Continuidade da tradição

Uma das riquezas incontestes do Ceará é o conjunto heterogêneo de tradições populares, vivo em manifestações que povoam todo o seu território. A pluralidade de saberes e fazeres, cujos fios ligam geografias e tempos diversos, se materializa em artes, ciências e credos.

São definidores da identidade de um povo. Há uma vasta literatura acerca deste quinhão da cultura cearense, desde clássicos como Leonardo Mota até o de intelectuais ainda em atuação, como Gilmar de Carvalho e Oswald Barroso.

A área, vasta e diversa, é coberta por políticas públicas sob responsabilidade da Secretaria da Cultura do Estado (Secult). No âmbito municipal, muitos municípios já reconheceram sua importância para o imaginário e, em alguns casos, também para a economia. Desde 2006, o Ceará dispõe de legislação que regula o registro dos "Tesouros Vivos da Cultura".

Pioneira no Brasil, a lei foi concebida para valorizar e dar suporte aos fazeres e saberes de homens e mulheres com reconhecida maestria na cultura tradicional popular. Há prefeituras que contam com programas análogos de cobertura, claro, mais restrita.

O que define um mestre não é tão somente a perícia em seu ofício, mas sua condição de matriz e difusor de tradições de caráter simbólico, dotadas de história e da identidade e, por isso, importante para estas duas dimensões sociais. Aquilo que sabem e fazem aprenderam de mestres que vieram antes deles, transformaram estes saberes a partir de suas próprias vivências e agora o repassam às novas gerações.

Desde 2017, o número de contemplados pelo programa - entre mestres, grupos e comunidades tradicionais - passou dos originais 60 para 80. Ainda que se reconheça o rigor da seleção, a quantidade é apenas uma fração do que o Estado conta em termos de cultura popular. Os nomes são selecionados pela Coordenadoria de Patrimônio Histórico, Artístico e Cultural da Secult; as propostas, no entanto, são feitas pela sociedade civil.

Os mestres da cultura contemplados passam a dispor de reconhecimento institucional e de um subsídio mensal fixado no valor de um salário mínimo. O recurso é pago como auxílio para a manutenção de suas atividades e para garantir a transmissão de seus saberes e fazeres. Ajuda oportuna, mas que necessita de complemento e, dada a riqueza do fenômeno, de ser ampliada.

O momento atual inspira cuidados especiais nesta categoria tão importante para a identidade cultural do Estado. Ainda que não seja regra, a maior parte dos mestres é formada por pessoas idosas, que figuram no grupo de risco de infecção da Covid-19. Além disso, não poucas manifestações pautam sua transmissão de saber numa relação física, de contato, de toque.

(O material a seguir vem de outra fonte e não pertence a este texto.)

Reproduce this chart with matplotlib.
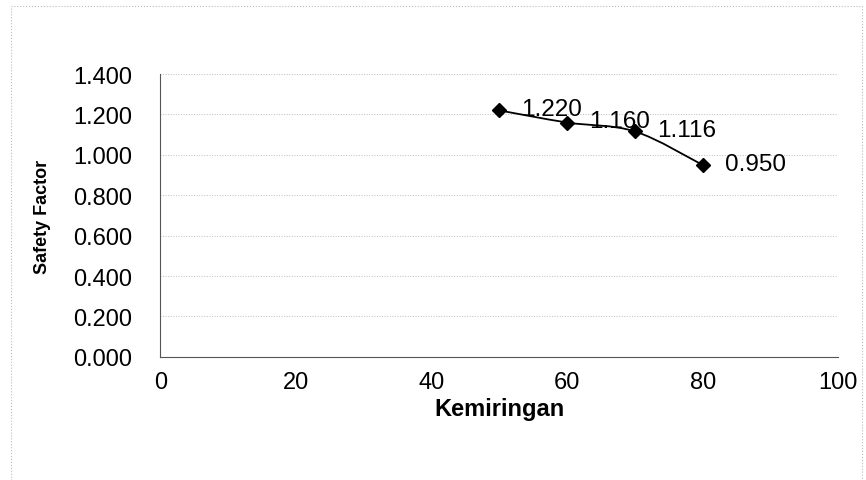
import matplotlib.pyplot as plt
from matplotlib.path import Path
from matplotlib.patches import PathPatch

kemiringan = [50, 60, 70, 80]
safety_factor = [1.220, 1.160, 1.116, 0.950]
point_labels = ['1.220', '1.160', '1.116', '0.950']
x_ticks = [0, 20, 40, 60, 80, 100]
y_ticks = [0.0, 0.2, 0.4, 0.6, 0.8, 1.0, 1.2, 1.4]

plt.rcParams['font.family'] = ['Liberation Sans', 'DejaVu Sans']


# Smoothed line through the points (Catmull-Rom converted to cubic Bezier segments)
def smooth_path(xs, ys, t=1.0 / 6):
    verts = [(xs[0], ys[0])]
    codes = [Path.MOVETO]
    n = len(xs)
    for i in range(n - 1):
        x0, y0 = (xs[i - 1], ys[i - 1]) if i > 0 else (xs[i], ys[i])
        x3, y3 = (xs[i + 2], ys[i + 2]) if i + 2 < n else (xs[i + 1], ys[i + 1])
        c1 = (xs[i] + (xs[i + 1] - x0) * t, ys[i] + (ys[i + 1] - y0) * t)
        c2 = (xs[i + 1] - (x3 - xs[i]) * t, ys[i + 1] - (y3 - ys[i]) * t)
        verts += [c1, c2, (xs[i + 1], ys[i + 1])]
        codes += [Path.CURVE4] * 3
    return Path(verts, codes)


fig = plt.figure(figsize=(8.66, 4.81), dpi=100)
ax = fig.add_axes([0.185, 0.256, 0.783, 0.588])

ax.add_patch(PathPatch(smooth_path(kemiringan, safety_factor), fill=False,
                       edgecolor='black', linewidth=1.3, zorder=3))
ax.plot(kemiringan, safety_factor, linestyle='none', marker='D', markersize=7,
        color='black', zorder=4)

for x, y, s in zip(kemiringan, safety_factor, point_labels):
    ax.annotate(s, (x, y), xytext=(16, 1), textcoords='offset points',
                fontsize=17.5, va='center', ha='left')

ax.set_xlim(0, 100)
ax.set_ylim(0, 1.4)
ax.set_xticks(x_ticks)
ax.set_yticks(y_ticks)
ax.set_yticklabels(['%.3f' % v for v in y_ticks])
ax.tick_params(labelsize=17, length=0)
ax.tick_params(axis='y', pad=20)
ax.tick_params(axis='x', pad=10)

ax.grid(axis='y', color='#bbbbbb', linestyle=':', linewidth=0.7)
for side in ['top', 'right']:
    ax.spines[side].set_visible(False)
ax.spines['left'].set_color('#555555')
ax.spines['bottom'].set_color('#555555')

ax.set_xlabel('Kemiringan', fontsize=17, fontweight='bold', labelpad=3)
ax.set_ylabel('Safety Factor', fontsize=13, fontweight='bold', labelpad=16)

# faint dotted frame around the chart area
fig.patches.append(plt.Rectangle((0.013, -0.01), 0.982, 0.995, transform=fig.transFigure,
                                 fill=False, edgecolor='#bbbbbb', linestyle=':', linewidth=0.8))

fig.savefig('out.png', dpi=100)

A performance está presente e, portanto, aprende-se, também, com o corpo. Há, por fim, a questão econômica. A relação de alguns fazeres tradicionais com a economia é bastante tênue; há mesmo casos que ela é inexistente, como nas práticas do sagrado das ordens de penitentes.

A crise impõe desafios inadiáveis. Os artistas, como se sabe, precisam de atenção dada a especificidade de suas atuações; e também exigem atenção especial às práticas culturais num sentido mais amplo. Cuida-se, assim, não apenas de pessoas, mas da matéria do imaginário do qual o Ceará é feito.